Shareholders who receive the Circular and other accompanying Meeting materials from the Company’s principal share registrar in Canada, being Computershare Trust Company of Canada, and who are unable to be present at the Meeting, are requested to date and sign the form of proxy enclosed in the Circular and return it to Computershare Trust Company of Canada, Proxy Department, 100 University Avenue, 8th Floor, Toronto, Ontario M5J 2Y1, Canada, in the envelope provided for that purpose, so that it is received no later than 48 hours (excluding Saturdays, Sundays and holidays in Canada) prior to the time of the Meeting or any adjournment thereof. Registered shareholders may submit their voting instructions online at www.investorvote.com or by phone at 1-866-732-VOTE (8683) (toll free within North America) or 1-312-588-4290 (outside North America). Shareholders are cautioned that the use of mail to transmit proxies is at each Shareholder’s risk. If a Shareholder acquired its Common Shares prior to the Record Date and is registered as a Shareholder on the register of Shareholders in Canada on the Record Date, such Shareholder’s records are currently maintained on the Canadian register and such Shareholder’s proxy should be deposited in accordance with the instructions set out in this paragraph.

In order to be valid, your proxy or voting instructions must be received in each case no later than 48 hours (excluding Saturdays, Sundays and holidays) before the Meeting or any adjournment thereof.

DATED at Calgary, Alberta, as of the Friday of September 17, 2021.

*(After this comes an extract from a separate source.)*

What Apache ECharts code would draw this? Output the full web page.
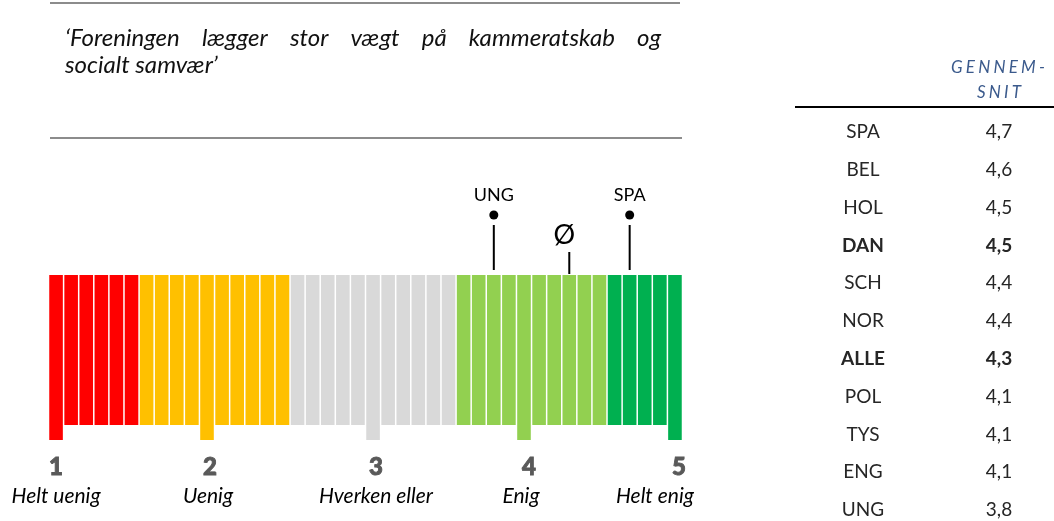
<!DOCTYPE html>
<html><head><meta charset="utf-8">
<script src="https://cdn.jsdelivr.net/npm/echarts@6/dist/echarts.min.js"></script>
<style>html,body{margin:0;padding:0;background:#fff}#c{width:1054px;height:521px}</style>
</head><body><div id="c"></div>
<script>
// ---------- data ----------
const titleLines = ['‘Foreningen lægger stor vægt på kammeratskab og', 'socialt samvær’'];
const scaleValues = [1, 2, 3, 4, 5];
const scaleLabels = ['Helt uenig', 'Uenig', 'Hverken eller', 'Enig', 'Helt enig'];
const segmentColors = ['#FF0000', '#FFC000', '#D9D9D9', '#92D050', '#00B050'];
const segmentCounts = [6, 10, 11, 10, 5];
const tickBars = [0, 10, 21, 31, 41];
const markerNames = ['UNG', 'Ø', 'SPA'];
const markerValues = [3.8, 4.3, 4.7];
const tableHeader = ['GENNEM-', 'SNIT'];
const tableCountries = ['SPA', 'BEL', 'HOL', 'DAN', 'SCH', 'NOR', 'ALLE', 'POL', 'TYS', 'ENG', 'UNG'];
const tableValues = [4.7, 4.6, 4.5, 4.5, 4.4, 4.4, 4.3, 4.1, 4.1, 4.1, 3.8];
const tableBold = ['DAN', 'ALLE'];
const barLength = 10;
const tickExtension = -1;

// ---------- helpers ----------
const FONT = 'Lato, "Open Sans", "DejaVu Sans", sans-serif';
const mctx = document.createElement('canvas').getContext('2d');
function measure(text, font) { mctx.font = font; return mctx.measureText(text).width; }
function valueToBar(v) {
  for (let k = 0; k < scaleValues.length - 1; k++) {
    if (v <= scaleValues[k + 1]) {
      const t = (v - scaleValues[k]) / (scaleValues[k + 1] - scaleValues[k]);
      return tickBars[k] + t * (tickBars[k + 1] - tickBars[k]);
    }
  }
  return tickBars[tickBars.length - 1];
}

const barColors = [];
segmentCounts.forEach((n, s) => { for (let k = 0; k < n; k++) barColors.push(segmentColors[s]); });
const nBars = barColors.length;
const categories = barColors.map((_, i) => String(i));
const mainData = barColors.map(c => ({ value: barLength, itemStyle: { color: c } }));
const extData = barColors.map((c, i) => tickBars.includes(i) ? { value: tickExtension, itemStyle: { color: c } } : '-');

// axis label rich styles with small per-label shifts
const numShift = [0, 3, 3, 5, 4];
const txtShift = [0, 1, 3, -3, -20];
function pad(s) { return s >= 0 ? [0, 0, 0, 2 * s] : [0, -2 * s, 0, 0]; }
const rich = {};
scaleValues.forEach((_, k) => {
  rich['n' + k] = { fontFamily: FONT, fontSize: 24, fontWeight: 900, color: '#595959', textBorderColor: '#595959', textBorderWidth: 0.9, lineHeight: 28, padding: pad(numShift[k]) };
  rich['t' + k] = { fontFamily: FONT, fontSize: 21, fontStyle: 'italic', color: '#000', lineHeight: 30, padding: pad(txtShift[k]) };
});

// ---------- graphics (title, rules, table) ----------
const graphics = [];
graphics.push({ type: 'line', shape: { x1: 50, y1: 3, x2: 680, y2: 3 }, style: { stroke: '#8c8c8c', lineWidth: 2 } });
graphics.push({ type: 'line', shape: { x1: 50, y1: 138, x2: 682, y2: 138 }, style: { stroke: '#8c8c8c', lineWidth: 2 } });

const titleFont = 'italic 24px ' + FONT;
(function () {
  const words = titleLines[0].split(' ');
  const widths = words.map(w => measure(w, titleFont));
  const total = widths.reduce((a, b) => a + b, 0);
  const x0 = 65, x1 = 661;
  const gap = (x1 - x0 - total) / (words.length - 1);
  let x = x0;
  words.forEach((w, i) => {
    graphics.push({ type: 'text', x: x, y: 38, style: { text: w, font: titleFont, fill: '#111', textAlign: 'left', textVerticalAlign: 'middle' } });
    x += widths[i] + gap;
  });
  graphics.push({ type: 'text', x: x0, y: 65, style: { text: titleLines[1], font: titleFont, fill: '#111', textAlign: 'left', textVerticalAlign: 'middle' } });
})();

// spaced header
const headFont = 'italic 17px ' + FONT;
function spaced(text, cx, cy, spacing) {
  const chars = text.split('');
  const ws = chars.map(c => measure(c, headFont));
  const total = ws.reduce((a, b) => a + b, 0) + spacing * (chars.length - 1);
  let x = cx - total / 2;
  chars.forEach((c, i) => {
    graphics.push({ type: 'text', x: x, y: cy, style: { text: c, font: headFont, fill: '#3B5A8C', textAlign: 'left', textVerticalAlign: 'middle' } });
    x += ws[i] + spacing;
  });
}
spaced(tableHeader[0], 998, 68, 3.2);
spaced(tableHeader[1], 999, 93, 3.2);
graphics.push({ type: 'line', shape: { x1: 795, y1: 107, x2: 1054, y2: 107 }, style: { stroke: '#000', lineWidth: 2 } });
tableCountries.forEach((c, i) => {
  const y = 132 + i * 37.8;
  const bold = tableBold.includes(c);
  const f = (bold ? 'bold ' : '') + '19px ' + FONT;
  graphics.push({ type: 'text', x: 863, y: y, style: { text: c, font: f, fill: '#262626', textAlign: 'center', textVerticalAlign: 'middle' } });
  graphics.push({ type: 'text', x: 999, y: y, style: { text: tableValues[i].toFixed(1).replace('.', ','), font: f, fill: '#262626', textAlign: 'center', textVerticalAlign: 'middle' } });
});

// ---------- chart ----------
const chart = echarts.init(document.getElementById('c'));
chart.setOption({
  animation: false,
  backgroundColor: '#fff',
  grid: { left: 48.5, width: 634, top: 170, height: 270 },
  xAxis: [
    {
      type: 'category', data: categories,
      axisLine: { show: false }, axisTick: { show: false },
      axisLabel: {
        interval: (i) => tickBars.includes(i),
        margin: 13,
        formatter: (val) => { const k = tickBars.indexOf(+val); return `{n${k}|${scaleValues[k]}}\n{t${k}|${scaleLabels[k]}}`; },
        rich: rich
      }
    },
    { type: 'value', min: -0.5, max: nBars - 0.5, show: false }
  ],
  yAxis: { type: 'value', min: -1, max: 17, show: false },
  series: [
    { type: 'bar', stack: 's', barWidth: 13.6, data: mainData, silent: true },
    { type: 'bar', stack: 's', barWidth: 13.6, data: extData, silent: true },
    {
      type: 'custom', xAxisIndex: 1, yAxisIndex: 0, silent: true,
      data: markerValues.map(v => [valueToBar(v)]),
      renderItem: (params, api) => {
        const p = api.coord([api.value(0), barLength]);
        const name = markerNames[params.dataIndex];
        if (name === 'Ø') {
          return { type: 'group', children: [
            { type: 'line', shape: { x1: p[0], y1: p[1] - 1, x2: p[0], y2: p[1] - 23 }, style: { stroke: '#000', lineWidth: 2 } },
            { type: 'text', x: p[0] - 5, y: p[1] - 40, style: { text: name, font: '27px ' + FONT, fill: '#000', textAlign: 'center', textVerticalAlign: 'middle' } }
          ] };
        }
        return { type: 'group', children: [
          { type: 'line', shape: { x1: p[0], y1: p[1] - 5, x2: p[0], y2: p[1] - 50 }, style: { stroke: '#000', lineWidth: 2 } },
          { type: 'circle', shape: { cx: p[0], cy: p[1] - 60, r: 4.5 }, style: { fill: '#000' } },
          { type: 'text', x: p[0], y: p[1] - 80, style: { text: name, font: '18px ' + FONT, fill: '#000', textAlign: 'center', textVerticalAlign: 'middle' } }
        ] };
      }
    }
  ],
  graphic: graphics
});
</script></body></html>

  • For identification purpose only.

BY ORDER OF THE BOARD

Signed: ‘‘Yongtan Liu’’ Yongtan Liu Chairman of the Board

As at the date of this announcement, the Board comprises of two executive Directors, being Mr. Yongtan Liu and Mr. Pingzai Wang; and three independent non-executive Directors, namely Mr. Richard Dale Orman, Mr. Peter David Robertson and Mr. Larry Grant Smith.